# GIVEN DATA:

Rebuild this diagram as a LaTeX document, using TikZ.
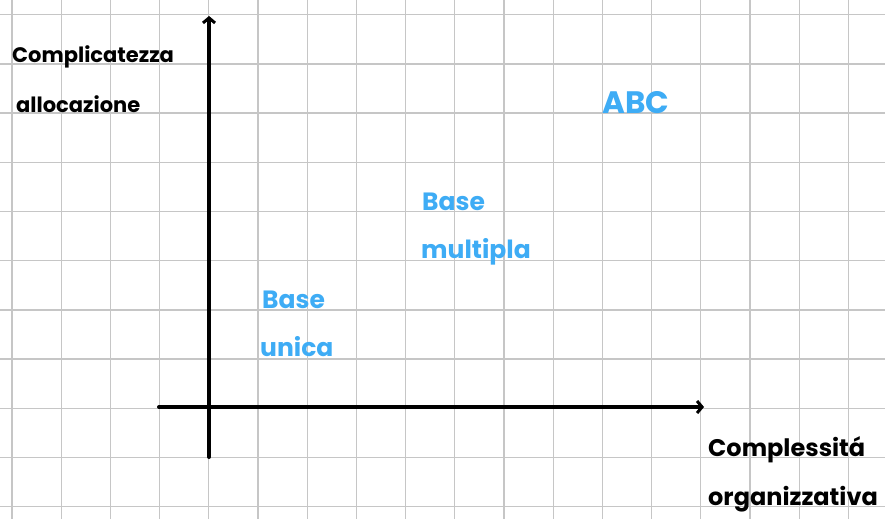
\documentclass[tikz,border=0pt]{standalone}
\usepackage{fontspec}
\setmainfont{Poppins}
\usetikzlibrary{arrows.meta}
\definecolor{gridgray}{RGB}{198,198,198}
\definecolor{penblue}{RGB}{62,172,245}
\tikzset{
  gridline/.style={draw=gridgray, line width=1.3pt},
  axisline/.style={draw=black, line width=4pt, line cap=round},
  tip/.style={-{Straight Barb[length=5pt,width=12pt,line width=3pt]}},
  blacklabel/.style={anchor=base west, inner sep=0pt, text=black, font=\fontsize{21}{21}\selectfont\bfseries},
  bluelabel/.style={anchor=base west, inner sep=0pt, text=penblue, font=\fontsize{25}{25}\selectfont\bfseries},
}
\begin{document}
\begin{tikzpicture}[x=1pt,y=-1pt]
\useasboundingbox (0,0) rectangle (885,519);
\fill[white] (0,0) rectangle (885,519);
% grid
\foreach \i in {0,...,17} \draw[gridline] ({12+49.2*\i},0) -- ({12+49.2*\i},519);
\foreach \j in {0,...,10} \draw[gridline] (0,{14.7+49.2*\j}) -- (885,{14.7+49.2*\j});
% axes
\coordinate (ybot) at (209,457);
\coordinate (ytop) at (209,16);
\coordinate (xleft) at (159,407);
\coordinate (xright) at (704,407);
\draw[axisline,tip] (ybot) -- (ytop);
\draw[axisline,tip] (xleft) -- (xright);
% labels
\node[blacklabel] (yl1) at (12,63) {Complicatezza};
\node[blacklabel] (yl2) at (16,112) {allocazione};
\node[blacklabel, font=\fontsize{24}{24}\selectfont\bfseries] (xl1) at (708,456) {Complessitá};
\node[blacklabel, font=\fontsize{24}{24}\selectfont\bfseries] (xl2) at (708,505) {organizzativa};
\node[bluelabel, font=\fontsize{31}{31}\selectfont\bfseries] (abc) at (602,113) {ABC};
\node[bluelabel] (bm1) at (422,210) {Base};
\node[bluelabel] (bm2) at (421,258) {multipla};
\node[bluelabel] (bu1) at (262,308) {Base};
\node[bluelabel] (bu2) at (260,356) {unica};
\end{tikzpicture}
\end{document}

# TASK TO CARRY OUT:
Quote all the lines above exactly as given. Do not include the pictures.

# TASK SOLUTION:
Rebuild this diagram as a LaTeX document, using TikZ.
\documentclass[tikz,border=0pt]{standalone}
\usepackage{fontspec}
\setmainfont{Poppins}
\usetikzlibrary{arrows.meta}
\definecolor{gridgray}{RGB}{198,198,198}
\definecolor{penblue}{RGB}{62,172,245}
\tikzset{
  gridline/.style={draw=gridgray, line width=1.3pt},
  axisline/.style={draw=black, line width=4pt, line cap=round},
  tip/.style={-{Straight Barb[length=5pt,width=12pt,line width=3pt]}},
  blacklabel/.style={anchor=base west, inner sep=0pt, text=black, font=\fontsize{21}{21}\selectfont\bfseries},
  bluelabel/.style={anchor=base west, inner sep=0pt, text=penblue, font=\fontsize{25}{25}\selectfont\bfseries},
}
\begin{document}
\begin{tikzpicture}[x=1pt,y=-1pt]
\useasboundingbox (0,0) rectangle (885,519);
\fill[white] (0,0) rectangle (885,519);
% grid
\foreach \i in {0,...,17} \draw[gridline] ({12+49.2*\i},0) -- ({12+49.2*\i},519);
\foreach \j in {0,...,10} \draw[gridline] (0,{14.7+49.2*\j}) -- (885,{14.7+49.2*\j});
% axes
\coordinate (ybot) at (209,457);
\coordinate (ytop) at (209,16);
\coordinate (xleft) at (159,407);
\coordinate (xright) at (704,407);
\draw[axisline,tip] (ybot) -- (ytop);
\draw[axisline,tip] (xleft) -- (xright);
% labels
\node[blacklabel] (yl1) at (12,63) {Complicatezza};
\node[blacklabel] (yl2) at (16,112) {allocazione};
\node[blacklabel, font=\fontsize{24}{24}\selectfont\bfseries] (xl1) at (708,456) {Complessitá};
\node[blacklabel, font=\fontsize{24}{24}\selectfont\bfseries] (xl2) at (708,505) {organizzativa};
\node[bluelabel, font=\fontsize{31}{31}\selectfont\bfseries] (abc) at (602,113) {ABC};
\node[bluelabel] (bm1) at (422,210) {Base};
\node[bluelabel] (bm2) at (421,258) {multipla};
\node[bluelabel] (bu1) at (262,308) {Base};
\node[bluelabel] (bu2) at (260,356) {unica};
\end{tikzpicture}
\end{document}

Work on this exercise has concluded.